Air Conditioning vs Fans: Which Is Better for UK Homes?
Stephen Day profile photo

Written by Stephen Day

Gas Safe Engineer

8th April, 2026

Air conditioning is better than a fan for most UK homes if you want proper cooling, better sleep, and more control over indoor comfort.

Key takeaways

  • Fans move air, air conditioning cools rooms.
  • Air conditioning gives better comfort and control.
  • Fans are cheaper, but far more limited.
  • Stay cool and get an air conditioning quote.

Fans can be useful on warm days, but they do not actually cool the room. Air conditioning does.

That makes AC the better option if you want more than short-term relief, especially in bedrooms, home offices, loft rooms, and other spaces that overheat in summer.

The main difference

If you are comparing air conditioning vs fans, the biggest difference is simple.

A fan moves air around the room. Air conditioning lowers the temperature of the room itself.

That is why the two options feel so different in practice. A fan can make you feel cooler while it is blowing on you, especially on a mildly warm day.

But the room itself usually stays hot. Once you move away from the airflow, the effect drops off quickly.

Air conditioning changes the environment instead of just creating a breeze.

It cools the space down more properly, which makes a big difference in rooms that trap heat, feel stuffy in the evening, or become uncomfortable during hot weather.

For most homeowners, that is the real decision point. If you only want occasional relief, a fan may do the job. If you want the room to actually feel cooler, air conditioning is the better option.

Air conditioning vs fans at a glance

If you want the short version, this is how the comparison usually looks for UK homes.

  • Cooling performance: air conditioning wins

  • Upfront cost: fans win

  • Running cost: fans win in simple terms

  • Sleep comfort: air conditioning wins

  • Temperature control: air conditioning wins

  • Year-round use: air conditioning wins

  • Best for occasional warm days: fans win

  • Best for long-term comfort: air conditioning wins

That does not mean fans are pointless. It just shows the difference in what each option is actually designed to do.

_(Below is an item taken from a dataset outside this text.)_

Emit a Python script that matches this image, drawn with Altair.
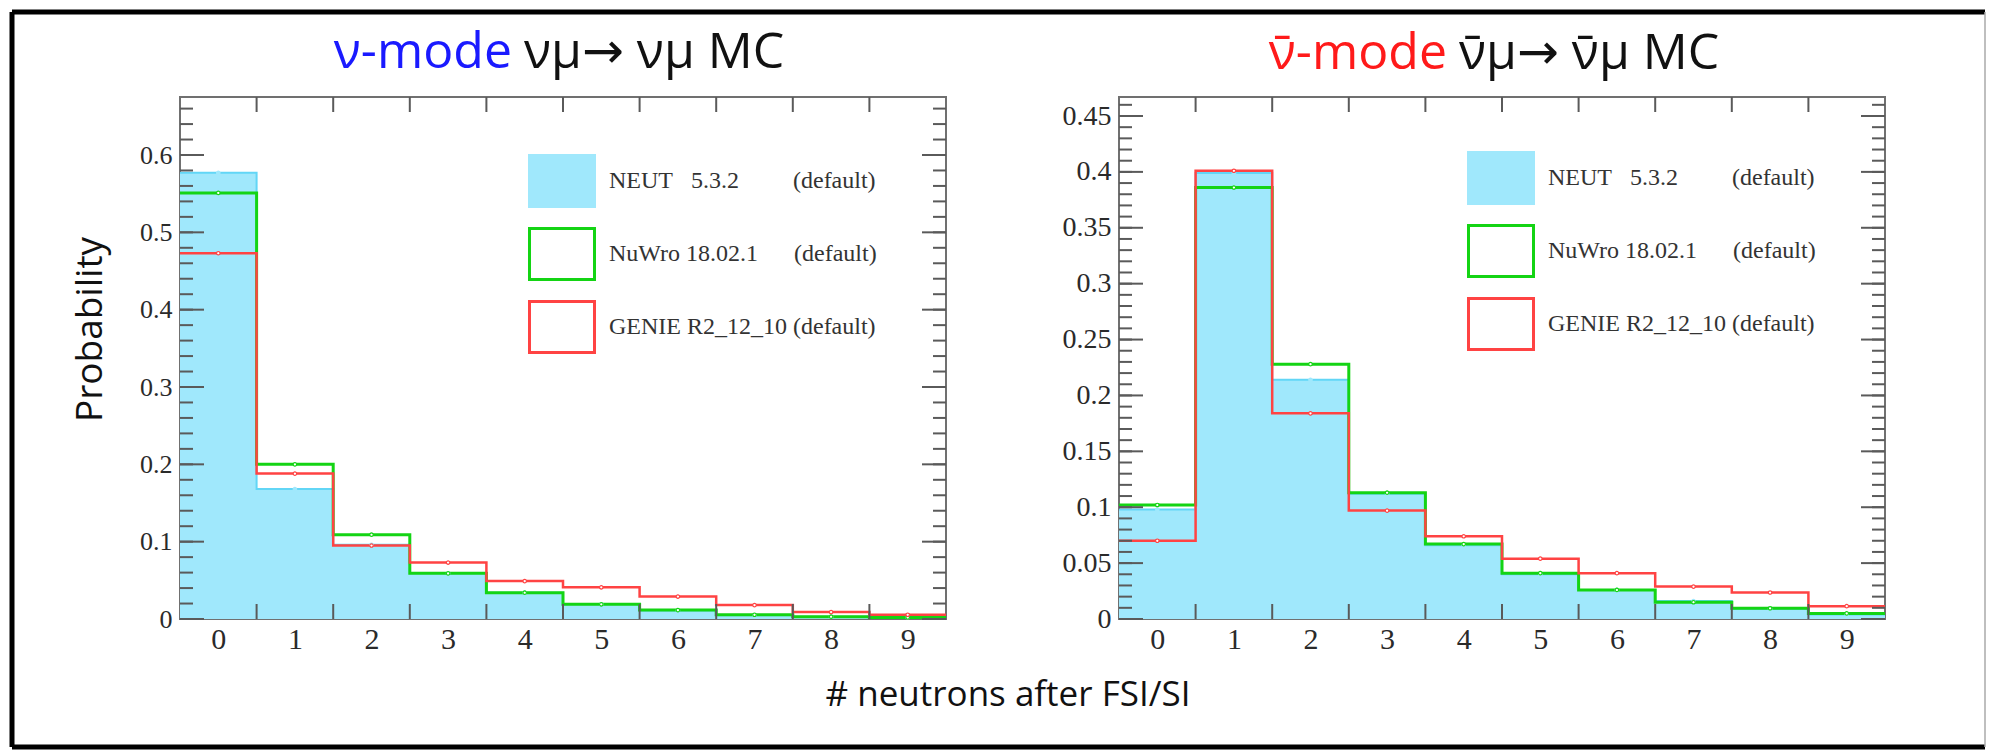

Which is better for cooling and comfort?

For actual cooling, air conditioning is better.

A fan does not remove heat from the room. It only circulates the existing air, which can help you feel more comfortable for a while.

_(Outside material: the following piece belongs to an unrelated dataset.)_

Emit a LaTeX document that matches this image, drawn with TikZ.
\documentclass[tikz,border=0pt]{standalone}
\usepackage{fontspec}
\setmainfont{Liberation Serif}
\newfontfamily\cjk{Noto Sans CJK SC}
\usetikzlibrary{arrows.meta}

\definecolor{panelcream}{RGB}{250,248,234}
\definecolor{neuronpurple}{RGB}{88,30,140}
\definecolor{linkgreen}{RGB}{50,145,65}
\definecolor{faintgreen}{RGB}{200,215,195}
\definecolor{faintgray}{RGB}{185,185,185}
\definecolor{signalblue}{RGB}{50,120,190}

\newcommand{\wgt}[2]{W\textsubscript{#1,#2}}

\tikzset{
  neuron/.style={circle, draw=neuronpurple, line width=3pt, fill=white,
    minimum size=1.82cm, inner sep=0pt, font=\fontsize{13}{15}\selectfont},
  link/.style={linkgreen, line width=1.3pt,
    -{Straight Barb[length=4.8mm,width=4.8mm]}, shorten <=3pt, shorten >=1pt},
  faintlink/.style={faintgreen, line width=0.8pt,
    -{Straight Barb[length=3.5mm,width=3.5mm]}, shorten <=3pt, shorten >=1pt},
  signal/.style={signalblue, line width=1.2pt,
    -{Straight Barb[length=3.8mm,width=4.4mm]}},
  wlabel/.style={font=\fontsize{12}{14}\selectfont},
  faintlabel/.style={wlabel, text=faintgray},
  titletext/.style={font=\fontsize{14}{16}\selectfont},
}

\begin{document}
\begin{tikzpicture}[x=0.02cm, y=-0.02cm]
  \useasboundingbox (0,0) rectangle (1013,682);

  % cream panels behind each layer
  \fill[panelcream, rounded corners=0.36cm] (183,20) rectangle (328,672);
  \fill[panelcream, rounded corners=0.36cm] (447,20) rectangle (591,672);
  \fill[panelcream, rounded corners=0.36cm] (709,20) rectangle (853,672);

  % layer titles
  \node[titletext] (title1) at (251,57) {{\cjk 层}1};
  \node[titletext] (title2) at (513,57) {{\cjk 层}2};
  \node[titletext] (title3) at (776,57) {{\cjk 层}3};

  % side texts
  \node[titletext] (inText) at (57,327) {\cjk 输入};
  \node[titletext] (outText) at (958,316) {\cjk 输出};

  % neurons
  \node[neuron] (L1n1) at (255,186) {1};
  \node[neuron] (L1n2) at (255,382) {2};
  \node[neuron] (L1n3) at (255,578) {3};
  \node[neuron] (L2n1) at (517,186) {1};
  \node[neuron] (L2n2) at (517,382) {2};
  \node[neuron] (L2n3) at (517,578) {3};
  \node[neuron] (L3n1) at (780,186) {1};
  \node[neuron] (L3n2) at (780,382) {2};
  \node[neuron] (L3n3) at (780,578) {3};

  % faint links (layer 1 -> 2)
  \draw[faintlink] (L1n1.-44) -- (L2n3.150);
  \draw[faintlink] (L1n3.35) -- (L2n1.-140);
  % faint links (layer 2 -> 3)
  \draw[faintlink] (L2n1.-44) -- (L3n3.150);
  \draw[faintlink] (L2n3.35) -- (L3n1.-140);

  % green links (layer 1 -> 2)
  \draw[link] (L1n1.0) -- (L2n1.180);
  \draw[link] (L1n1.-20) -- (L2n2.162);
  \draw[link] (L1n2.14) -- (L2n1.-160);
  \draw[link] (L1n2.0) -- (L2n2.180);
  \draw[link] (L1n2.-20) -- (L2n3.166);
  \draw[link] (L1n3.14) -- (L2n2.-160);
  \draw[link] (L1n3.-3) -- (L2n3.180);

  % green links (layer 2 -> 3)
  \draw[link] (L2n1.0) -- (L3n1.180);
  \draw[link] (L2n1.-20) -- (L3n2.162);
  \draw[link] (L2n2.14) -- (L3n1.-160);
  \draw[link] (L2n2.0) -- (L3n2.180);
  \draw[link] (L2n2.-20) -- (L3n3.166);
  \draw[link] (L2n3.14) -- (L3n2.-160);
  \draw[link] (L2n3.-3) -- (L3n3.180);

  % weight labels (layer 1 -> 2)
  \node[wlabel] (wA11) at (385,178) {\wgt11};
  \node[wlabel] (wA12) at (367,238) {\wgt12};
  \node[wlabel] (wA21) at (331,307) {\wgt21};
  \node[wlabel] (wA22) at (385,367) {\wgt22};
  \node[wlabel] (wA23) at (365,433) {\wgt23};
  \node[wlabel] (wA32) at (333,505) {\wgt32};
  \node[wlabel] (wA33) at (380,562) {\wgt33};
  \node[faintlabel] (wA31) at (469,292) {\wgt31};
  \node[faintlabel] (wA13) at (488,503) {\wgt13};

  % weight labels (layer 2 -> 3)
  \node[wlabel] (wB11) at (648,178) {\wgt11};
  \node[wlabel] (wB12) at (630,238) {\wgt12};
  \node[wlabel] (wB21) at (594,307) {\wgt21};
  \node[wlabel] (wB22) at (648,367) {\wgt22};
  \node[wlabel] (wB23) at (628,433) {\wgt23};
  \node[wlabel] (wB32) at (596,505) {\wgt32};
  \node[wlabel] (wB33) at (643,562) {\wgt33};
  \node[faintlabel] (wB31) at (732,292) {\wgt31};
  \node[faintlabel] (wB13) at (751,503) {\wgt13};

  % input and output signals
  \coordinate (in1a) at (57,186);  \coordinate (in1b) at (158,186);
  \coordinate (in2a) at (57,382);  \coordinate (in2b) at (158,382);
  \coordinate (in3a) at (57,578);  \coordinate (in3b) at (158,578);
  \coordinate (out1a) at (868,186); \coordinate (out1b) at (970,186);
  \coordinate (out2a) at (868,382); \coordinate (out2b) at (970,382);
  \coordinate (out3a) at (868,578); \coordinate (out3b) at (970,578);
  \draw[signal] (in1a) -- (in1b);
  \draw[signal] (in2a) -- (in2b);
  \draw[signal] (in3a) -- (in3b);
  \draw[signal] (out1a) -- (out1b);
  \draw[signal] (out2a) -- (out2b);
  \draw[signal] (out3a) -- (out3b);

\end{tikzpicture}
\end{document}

That is fine if the room is only slightly warm. It is much less effective if the space is genuinely hot and holding onto heat.

Air conditioning tackles the problem properly by bringing the room temperature down.

That makes it much more effective in bedrooms, loft conversions, south-facing rooms, and newer homes that seem to hold onto warmth well into the evening.

This is where many homeowners notice the biggest difference. A fan can help you cope with heat. Air conditioning is more likely to solve it.

That is also why air conditioning tends to feel like a more complete comfort upgrade. You are not relying on sitting directly in front of a stream of air. The whole room becomes easier to use.

Which is better for sleep?

Air conditioning is usually much better for sleep, especially during warm nights.

A fan can help at bedtime by creating airflow, but it does not always make a hot bedroom feel comfortable enough to sleep in properly.

If the room is still warm and stuffy, sleep can still be disrupted. Some people also find fans irritating overnight, especially if the breeze dries their throat, eyes or skin.

Air conditioning gives you much more control over the environment. You can cool the bedroom before you go to sleep and keep it at a more comfortable temperature overnight.

That can make a real difference if your bedroom tends to overheat in summer or stay warm long after the outside temperature drops.

For many UK homeowners, this is where air conditioning starts to make the most sense. It is not about cooling the whole house for the sake of it.

It is about making one important room far more comfortable when it matters most.

If better sleep is high on your list, air conditioning is usually the stronger option.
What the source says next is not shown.